Enfin sur chaque stage nous nous concentrons sur un facteur spécifique d’optimisation de la performance. En février, nous nous sommes intéressés aux bilans kiné, tels qu’ils sont pratiqués en équipe de France : mesures de mobilité, de souplesse, recherche d’éventuelles déséquilibres et asymétries. Cela leur donne des bases de travail personnalisées en matière de préparation physique générale. Ils sont à un âge où les poussées de croissance sont parfois brusques, et il s’agit d’apprendre à les négocier. Cette semaine nous proposons une approche préparation mentale. Fin août, nous ferons une approche nutritionnelle, sous la conduite d’un nutritionniste. Et en octobre ils seront autonomes : ils feront leur propre programme alimentaire pour la semaine, se feront la cuisine.

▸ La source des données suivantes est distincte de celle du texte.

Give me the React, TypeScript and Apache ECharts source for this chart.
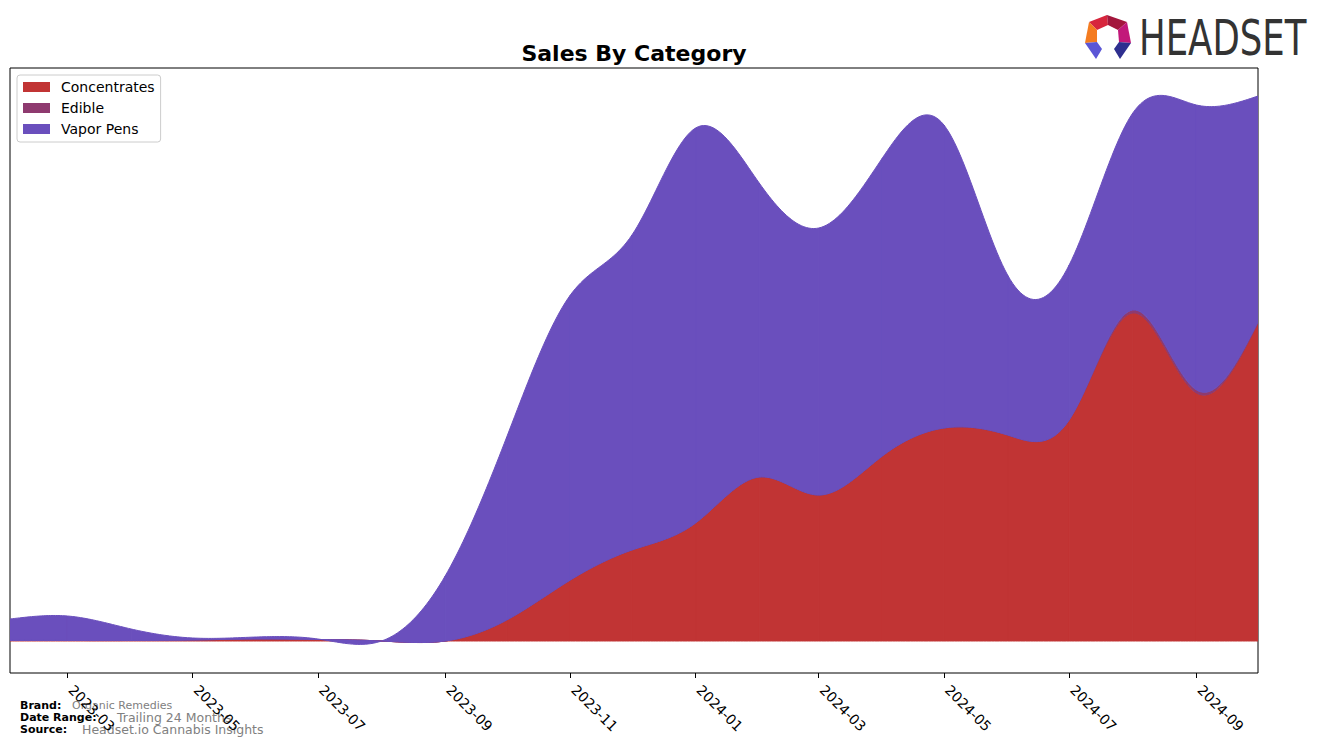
import React, { useEffect, useRef } from "react";
import * as echarts from "echarts";

const months = [
  "2023-02", "2023-03", "2023-04", "2023-05", "2023-06", "2023-07", "2023-08",
  "2023-09", "2023-10", "2023-11", "2023-12", "2024-01", "2024-02", "2024-03",
  "2024-04", "2024-05", "2024-06", "2024-07", "2024-08", "2024-09", "2024-10",
];
const concentrates = [0.5, 0.5, 0.5, 1, 2, 1.5, 0, 0, 21, 61, 91, 118, 164, 146, 185, 213, 206, 221, 328, 248, 318];
const edible = [0, 0, 0, 0, 0, 0, 0, 0, 0, 0, 0, 0, 0, 0, 0, 0, 0, 0, 3, 3, 1];
const vaporPens = [21.5, 24.5, 11.5, 2, 2, 0.5, 0, 65, 183, 285, 315, 395, 294, 267, 298, 303, 160, 155, 197, 285, 226];
const tickLabels = ["2023-03", "2023-05", "2023-07", "2023-09", "2023-11", "2024-01", "2024-03", "2024-05", "2024-07", "2024-09"];

const categoryNames = ["Concentrates", "Edible", "Vapor Pens"];
const categoryColors = ["#c13434", "#8e3a6f", "#6a4fbd"];

const toTime = (m: string) => {
  const [y, mo] = m.split("-").map(Number);
  return Date.UTC(y, mo - 1, 1);
};

// natural cubic spline second derivatives
function splineM(xs: number[], ys: number[]): number[] {
  const n = xs.length;
  const h: number[] = [];
  for (let i = 0; i < n - 1; i++) h.push(xs[i + 1] - xs[i]);
  const A: number[][] = Array.from({ length: n }, () => new Array(n + 1).fill(0));
  A[0][0] = 1;
  for (let i = 1; i < n - 1; i++) {
    A[i][i - 1] = h[i - 1];
    A[i][i] = 2 * (h[i - 1] + h[i]);
    A[i][i + 1] = h[i];
    A[i][n] = 6 * ((ys[i + 1] - ys[i]) / h[i] - (ys[i] - ys[i - 1]) / h[i - 1]);
  }
  A[n - 1][n - 1] = 1;
  for (let c = 0; c < n; c++) {
    let p = c;
    for (let r = c + 1; r < n; r++) if (Math.abs(A[r][c]) > Math.abs(A[p][c])) p = r;
    [A[c], A[p]] = [A[p], A[c]];
    for (let r = 0; r < n; r++) {
      if (r === c) continue;
      const f = A[r][c] / A[c][c];
      if (f === 0) continue;
      for (let k = c; k <= n; k++) A[r][k] -= f * A[c][k];
    }
  }
  return A.map((row, i) => row[n] / row[i]);
}

function splineAt(xs: number[], ys: number[], M: number[], i: number, x: number): number {
  const h = xs[i + 1] - xs[i];
  const a = xs[i + 1] - x;
  const b = x - xs[i];
  return (
    (M[i] * a * a * a) / (6 * h) +
    (M[i + 1] * b * b * b) / (6 * h) +
    (ys[i] / h - (M[i] * h) / 6) * a +
    (ys[i + 1] / h - (M[i + 1] * h) / 6) * b
  );
}

export default function App() {
  const ref = useRef<HTMLDivElement>(null);
  useEffect(() => {
    if (!ref.current) return;
    const chart = echarts.init(ref.current, undefined, { renderer: "svg" });
    const seriesData = [concentrates, edible, vaporPens];
    const font = '"DejaVu Sans", sans-serif';
    const tickValues = tickLabels.map(toTime);
    const times = months.map(toTime);
    const xMin = times[0];
    const xMax = times[times.length - 1];
    const xs = times.map((t) => t / 86400000);

    // cumulative boundaries for stacking
    const cum: number[][] = [];
    seriesData.forEach((arr, k) => {
      cum.push(arr.map((v, j) => v + (k > 0 ? cum[k - 1][j] : 0)));
    });
    const Ms = cum.map((ys) => splineM(xs, ys));
    const STEPS = 24;

    const series = categoryNames.map((name, k) => ({
      name,
      type: "custom",
      xAxisIndex: 0,
      clip: true,
      itemStyle: { color: categoryColors[k] },
      encode: { x: 0, y: 1 },
      data: months.map((m, j) => [times[j], seriesData[k][j]]),
      renderItem: (params: any, api: any) => {
        const i = params.dataIndex;
        if (i >= times.length - 1) return null;
        const upper: number[][] = [];
        const lower: number[][] = [];
        for (let s = 0; s <= STEPS; s++) {
          const x = xs[i] + ((xs[i + 1] - xs[i]) * s) / STEPS;
          const t = x * 86400000;
          const yu = splineAt(xs, cum[k], Ms[k], i, x);
          const yl = k > 0 ? splineAt(xs, cum[k - 1], Ms[k - 1], i, x) : 0;
          upper.push(api.coord([t, yu]));
          lower.push(api.coord([t, yl]));
        }
        const points = upper.concat(lower.reverse());
        return {
          type: "polygon",
          shape: { points },
          style: { fill: categoryColors[k], stroke: categoryColors[k], lineWidth: 1 },
        };
      },
    }));

    chart.setOption({
      animation: false,
      backgroundColor: "#ffffff",
      grid: {
        left: 10,
        top: 68,
        width: 1248,
        height: 605,
        show: true,
        borderColor: "#000",
        borderWidth: 1,
        backgroundColor: "#fff",
        containLabel: false,
      },
      legend: {
        orient: "vertical",
        left: 17,
        top: 75,
        padding: [5, 6, 6, 6],
        itemGap: 7,
        itemWidth: 27,
        itemHeight: 10,
        icon: "rect",
        borderColor: "#cccccc",
        borderWidth: 1,
        borderRadius: 3,
        backgroundColor: "rgba(255,255,255,0.8)",
        textStyle: { fontFamily: font, fontSize: 14, color: "#000", padding: [0, 0, 0, 6] },
        data: categoryNames,
      },
      xAxis: [
        {
          type: "time",
          min: xMin,
          max: xMax,
          axisLine: { show: false },
          axisTick: { show: false },
          axisLabel: { show: false },
          splitLine: { show: false },
        },
        {
          type: "value",
          position: "bottom",
          min: xMin,
          max: xMax,
          axisLine: { show: false },
          splitLine: { show: false },
          axisTick: {
            show: true,
            customValues: tickValues,
            length: 5,
            lineStyle: { color: "#000", width: 1 },
          },
          axisLabel: {
            customValues: tickValues,
            rotate: -45,
            margin: 11,
            padding: [0, 0, 0, 5],
            fontFamily: font,
            fontSize: 14,
            color: "#000",
            formatter: (v: number) => {
              const d = new Date(v);
              const mm = String(d.getUTCMonth() + 1).padStart(2, "0");
              return `${d.getUTCFullYear()}-${mm}`;
            },
          },
        },
      ],
      yAxis: {
        type: "value",
        min: -32,
        max: 573,
        show: false,
        splitLine: { show: false },
      },
      series,
      graphic: [
        {
          type: "text",
          x: 634,
          y: 53,
          style: {
            text: "Sales By Category",
            font: `bold 22px ${font}`,
            fill: "#000",
            textAlign: "center",
            textVerticalAlign: "middle",
          },
        },
        { type: "polygon", shape: { points: [[1089, 22], [1107, 15], [1108, 25], [1097, 30]] }, style: { fill: "#d7263d" } },
        { type: "polygon", shape: { points: [[1107, 15], [1127, 22], [1118, 30], [1108, 25]] }, style: { fill: "#a3163c" } },
        { type: "polygon", shape: { points: [[1089, 22], [1097, 30], [1097, 42], [1085, 43]] }, style: { fill: "#f47c20" } },
        { type: "polygon", shape: { points: [[1127, 22], [1131, 43], [1119, 42], [1118, 30]] }, style: { fill: "#c2187a" } },
        { type: "polygon", shape: { points: [[1085, 43], [1097, 42], [1102, 49], [1096, 59]] }, style: { fill: "#5b56d6" } },
        { type: "polygon", shape: { points: [[1119, 42], [1131, 43], [1120, 59], [1114, 49]] }, style: { fill: "#2e2f8f" } },
        {
          type: "text",
          x: 1139,
          y: 38,
          scaleX: 0.71,
          style: {
            text: "HEADSET",
            font: `50px ${font}`,
            fill: "#333333",
            textAlign: "left",
            textVerticalAlign: "middle",
          },
        },
        { type: "text", x: 20, y: 705, style: { text: "Brand:", font: `bold 11px ${font}`, fill: "#000", textVerticalAlign: "middle" } },
        { type: "text", x: 72, y: 705, style: { text: "Organic Remedies", font: `11px ${font}`, fill: "#808080", textVerticalAlign: "middle" } },
        { type: "text", x: 20, y: 717, style: { text: "Date Range:", font: `bold 11px ${font}`, fill: "#000", textVerticalAlign: "middle" } },
        { type: "text", x: 117, y: 717, style: { text: "Trailing 24 Months", font: `12.5px ${font}`, fill: "#808080", textVerticalAlign: "middle" } },
        { type: "text", x: 20, y: 729, style: { text: "Source:", font: `bold 11px ${font}`, fill: "#000", textVerticalAlign: "middle" } },
        { type: "text", x: 82, y: 729, style: { text: "Headset.io Cannabis Insights", font: `12.5px ${font}`, fill: "#808080", textVerticalAlign: "middle" } },
      ],
    });
    return () => chart.dispose();
  }, []);
  return <div ref={ref} style={{ position: "absolute", left: 0, top: 0, width: 1322, height: 746 }} />;
}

Certains n’ont-ils pas déjà une culture très avancée de l’entraînement et de la performance ?

C’est assez variable d’un sujet à l’autre, je pense. Ce qui est sûr, c’est qu’à l’heure des ressources numériques et des réseaux sociaux, ils sont soumis à un flux continu d’informations trop nombreuses et indiscriminées. Notre rôle est de les aider à faire le tri, et à mettre les choses dans l’ordre, à définir les priorités. Certains se concentrent sur des aspects hyper-détaillés, certes intéressants, mais pas forcément pertinents quand les bases ne sont pas solides. Par exemple, ils vont savoir au gramme près combien de glucides ils doivent consommer sur une course, mais au quotidien ils vont noyer leurs pâtes dans le ketchup et oublier de manger des légumes.

Il semble que seuls les garçons soient concernés par ce collectif ?

Pour le moment oui, seuls les garçons sont concernés, dans la mesure où la pression de ces « antichambres professionnelles U19 » est moins forte chez les filles, pour le moment. Mais bien sûr Emilian Broë amorce un suivi ciblé avec certaines filles.

Un mot sur Paul Becchio, le nouveau champion en titre de la catégorie ?

Paul c’était un peu le pari de ce premier collectif, dans le sens où il n’avait pas les plus grosses références, en termes de résultats bruts. Par contre, il s’avère que c’est un énorme potentiel. Mais, par-dessus tout, j’ai aimé le contact que nous avons eu cet hiver. On sentait chez lui un besoin, même s’il est très bien entouré (il est suivi par la structure CIC Nantes-Atlantique), un besoin de recul. J’imagine qu’il va être très sollicité et il va lui falloir pas mal de lucidité. J’espère que nous l’aiderons de ce point de vue.